At this point you may choose to swap to a paddle attachment. I have found that both whisks and paddle attachments work. The key to remember is that whisks are used to incorporate air into a mixture. With buttercream, too much air in the mixture can mean that you end up with a cream that leaves pockets of holes as you ice the cake.
Add the butter cube by cube and letting each blend into the meringue before adding the next.
Once you have added all the butter, pour in the cooled chocolate ganache in a steady stream. If it is warm it will melt the butter and turn your buttercream soupy. Next increase the mixer to high speed and whip the buttercream for another minute until all the ganache is incorporated and the buttercream is smooth and glossy.
Icing the cupcake
In the photos shown here, I have used the Wilton 1M to pipe a Mr. Whippy ice-cream styled frosting on each cupcake. I love the dramatic effect, but personally to eat I prefer just a modest dollop of icing or a rosette at most. This buttercream recipe is enough to frost all 16 cupcakes in Mr. Whippy fashion.

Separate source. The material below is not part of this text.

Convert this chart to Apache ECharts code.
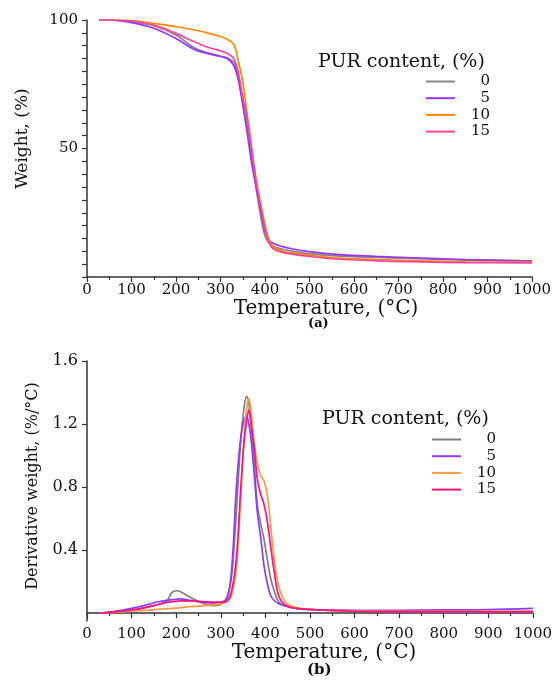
<!DOCTYPE html>
<html><head><meta charset="utf-8">
<script src="https://cdn.jsdelivr.net/npm/echarts@6/dist/echarts.min.js"></script>
<style>html,body{margin:0;padding:0;background:#fff}#c{width:555px;height:680px}</style>
</head><body><div id="c"></div>
<script>
// ---- data ----
const seriesNames = ['0', '5', '10', '15'];
const xTicks = [0, 100, 200, 300, 400, 500, 600, 700, 800, 900, 1000];
const tgaYLabels = [50, 100];
const dtgYLabels = [0.4, 0.8, 1.2, 1.6];

// (a) TGA: weight (%) vs temperature (°C)
const tgaTemp = [27,50,100,150,200,240,270,300,315,330,340,350,360,370,380,390,400,410,420,440,460,500,560,650,750,850,1000];
const tga0  = [100,100,99.4,97.8,94.2,89.3,87.3,86,85.3,83.5,78,68,59,47,35,24,16,13,11.8,10.8,10.1,9.1,8.2,7.6,7.1,6.6,6.3];
const tga5  = [100,100,99,96.8,92.8,88.6,87,85.8,85,82.3,76.6,67,56,44.3,35,26,18,14.2,12.9,11.8,11,9.9,8.8,8,7.4,6.8,6.2];
const tga10 = [100,100,99.8,98.7,97.4,96.2,95,93.6,92.5,90.5,84,76,63,50,38,29,20.5,14,11.5,10,9.4,8.5,7.5,6.8,6.3,5.9,5.8];
const tga15 = [100,100,99.6,98,94.8,91.6,89.5,88,87,85,79.5,70,62,50,37.5,27.5,19,13,10.8,9.6,8.9,8,7,6.3,5.9,5.6,5.5];

// (b) DTG: derivative weight (%/°C) vs temperature (°C)
const dtgTemp = [30,60,100,130,160,180,190,200,210,225,250,280,300,315,325,335,345,352,358,363,368,375,382,390,397,405,412,420,430,445,470,520,600,700,800,900,1000];
const dtg0  = [0.0,0.008,0.02,0.035,0.055,0.08,0.13,0.142,0.135,0.11,0.075,0.048,0.055,0.11,0.25,0.65,1.1,1.3,1.375,1.33,1.2,0.95,0.69,0.56,0.47,0.33,0.22,0.14,0.07,0.045,0.03,0.02,0.015,0.012,0.01,0.01,0.01];
const dtg5  = [0.0,0.01,0.03,0.05,0.072,0.082,0.085,0.088,0.09,0.085,0.072,0.064,0.068,0.1,0.3,0.8,1.12,1.22,1.25,1.2,1.1,0.88,0.64,0.47,0.3,0.18,0.11,0.08,0.06,0.045,0.03,0.02,0.018,0.018,0.02,0.022,0.03];
const dtg10 = [0.0,0.005,0.012,0.018,0.024,0.028,0.03,0.032,0.035,0.04,0.045,0.052,0.06,0.075,0.12,0.28,0.75,1.1,1.3,1.36,1.28,1.08,0.95,0.87,0.84,0.74,0.55,0.34,0.17,0.07,0.035,0.02,0.015,0.012,0.012,0.012,0.012];
const dtg15 = [0.0,0.008,0.02,0.035,0.055,0.068,0.072,0.075,0.078,0.078,0.075,0.07,0.07,0.08,0.15,0.35,0.8,1.08,1.22,1.29,1.2,1.05,0.85,0.75,0.69,0.57,0.42,0.26,0.11,0.05,0.03,0.02,0.012,0.01,0.01,0.008,0.01];

// ---- styling ----
const FONT = 'DejaVu Serif';
const AX = '#333';
const topColors = ['#858585', '#9933ff', '#ff8800', '#ff4499'];
const botColors = ['#7f7f7f', '#8c3cff', '#ff9a40', '#ff1080'];

const zip = (xs, ys) => xs.map((x, i) => [x, ys[i]]);
const tgaSets = [tga0, tga5, tga10, tga15];
const dtgSets = [dtg0, dtg5, dtg10, dtg15];
const botNames = seriesNames.map(n => n + ' ');

const series = [];
tgaSets.forEach((d, i) => series.push({
  name: seriesNames[i], type: 'line', xAxisIndex: 0, yAxisIndex: 0,
  data: zip(tgaTemp, d), symbol: 'none', smooth: 0.35,
  lineStyle: { width: 1.7, color: topColors[i] }, itemStyle: { color: topColors[i] }
}));
dtgSets.forEach((d, i) => series.push({
  name: botNames[i], type: 'line', xAxisIndex: 1, yAxisIndex: 1,
  data: zip(dtgTemp, d), symbol: 'none', smooth: 0.35,
  lineStyle: { width: 1.7, color: botColors[i] }, itemStyle: { color: botColors[i] }
}));

const xAxisBase = (gridIndex, gap, pad) => ({
  type: 'value', gridIndex, min: 0, max: 1000, interval: 100,
  name: 'Temperature, (°C)', nameLocation: 'middle', nameGap: gap,
  nameTextStyle: { fontFamily: FONT, fontSize: 20, color: '#111', padding: [0, 0, 0, pad] },
  axisLine: { show: true, lineStyle: { color: AX, width: 1.5 } },
  axisTick: { show: true, length: 5, lineStyle: { color: AX, width: 1.2 } },
  minorTick: { show: true, splitNumber: 2, length: 3, lineStyle: { color: AX, width: 1.2 } },
  axisLabel: { fontFamily: FONT, fontSize: 15, color: '#111', margin: 6,
    customValues: xTicks, formatter: v => String(v), showMinLabel: true, showMaxLabel: true },
  splitLine: { show: false }
});

const legendBase = (names, left, top) => ({
  data: names, orient: 'vertical', left, top, padding: 0,
  icon: 'rect', itemWidth: 29, itemHeight: 2, itemGap: 1.7, itemTextGap: 4,
  formatter: n => '{a|' + n.trim() + '}',
  textStyle: { fontFamily: FONT, fontSize: 15, color: '#111',
    rich: { a: { width: 30, height: 14, lineHeight: 14, align: 'right', fontFamily: FONT, fontSize: 15, color: '#111' } } }
});

const option = {
  animation: false,
  backgroundColor: '#fff',
  title: [
    { text: '(a)', left: 308, top: 317, padding: 0,
      textStyle: { fontFamily: FONT, fontSize: 13, fontWeight: 'bold', color: '#111' } },
    { text: '(b)', left: 307, top: 663, padding: 0,
      textStyle: { fontFamily: FONT, fontSize: 15, fontWeight: 'bold', color: '#111' } },
    { text: 'PUR content, (%)', left: 318, top: 53, padding: 0,
      textStyle: { fontFamily: FONT, fontSize: 19, fontWeight: 'normal', color: '#111' } },
    { text: 'PUR content, (%)', left: 322, top: 410, padding: 0,
      textStyle: { fontFamily: FONT, fontSize: 19, fontWeight: 'normal', color: '#111' } }
  ],
  legend: [ legendBase(seriesNames, 426, 74), legendBase(botNames, 432, 432) ],
  grid: [
    { left: 87, right: 23, top: 20, height: 257, containLabel: false },
    { left: 87, right: 19, top: 361, height: 260, containLabel: false }
  ],
  xAxis: [ xAxisBase(0, 20, 33), xAxisBase(1, 20, 28) ],
  yAxis: [
    { type: 'value', gridIndex: 0, min: 0, max: 100, interval: 5,
      name: 'Weight, (%)', nameLocation: 'middle', nameGap: 56, nameRotate: 90,
      nameTextStyle: { fontFamily: FONT, fontSize: 17, color: '#111', padding: [0, 0, 0, 20] },
      axisLine: { show: true, lineStyle: { color: AX, width: 1.5 } },
      axisTick: { show: true, length: 5, lineStyle: { color: AX, width: 1.2 } },
      axisLabel: { fontFamily: FONT, fontSize: 15, color: '#111', margin: 9,
        formatter: v => (tgaYLabels.indexOf(v) >= 0 ? String(v) : '') },
      splitLine: { show: false } },
    { type: 'value', gridIndex: 1, min: -0.05, max: 1.6,
      name: 'Derivative weight, (%/°C)', nameLocation: 'middle', nameGap: 46, nameRotate: 90,
      nameTextStyle: { fontFamily: FONT, fontSize: 16, color: '#111', padding: [0, 0, 0, 10] },
      axisLine: { show: true, lineStyle: { color: AX, width: 1.5 } },
      axisTick: { show: true, length: 5, customValues: dtgYLabels, lineStyle: { color: AX, width: 1.2 } },
      axisLabel: { fontFamily: FONT, fontSize: 16, color: '#111', margin: 9,
        customValues: dtgYLabels, formatter: v => v.toFixed(1) },
      splitLine: { show: false } }
  ],
  series
};

const chart = echarts.init(document.getElementById('c'), null, { renderer: 'canvas' });
chart.setOption(option);
</script>
</body></html>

The texture of this cupcake is almost like a chocolate fudge cake, with tighter crumbs and more moisture. Therefore I would avoid using superfine flours or sieving the dry ingredients too much. Incorporating too much air in this batter will cause the cupcakes to rise too much during baking ending up with a very high domed finish, making it slightly more difficult to frost.
Having always made this as a single layered cake, I couldn’t decide whether to try baking them as cupcakes. But thanks to lovely friends who answered my dilemma on Facebook and Twitter, I decided to go with cupcakes. The first batch came out too domed. They had all but exploded when I baked them at the usual 175˚C I use when baking it in a cake tin. But batch number two came out perfectly.
If you would like to bake one whole cake, I would recommend using two 8 inch sandwich tins (greased and lined). Bake at 170˚C - 175˚C for 20 – 25 minutes. Cool in the tins.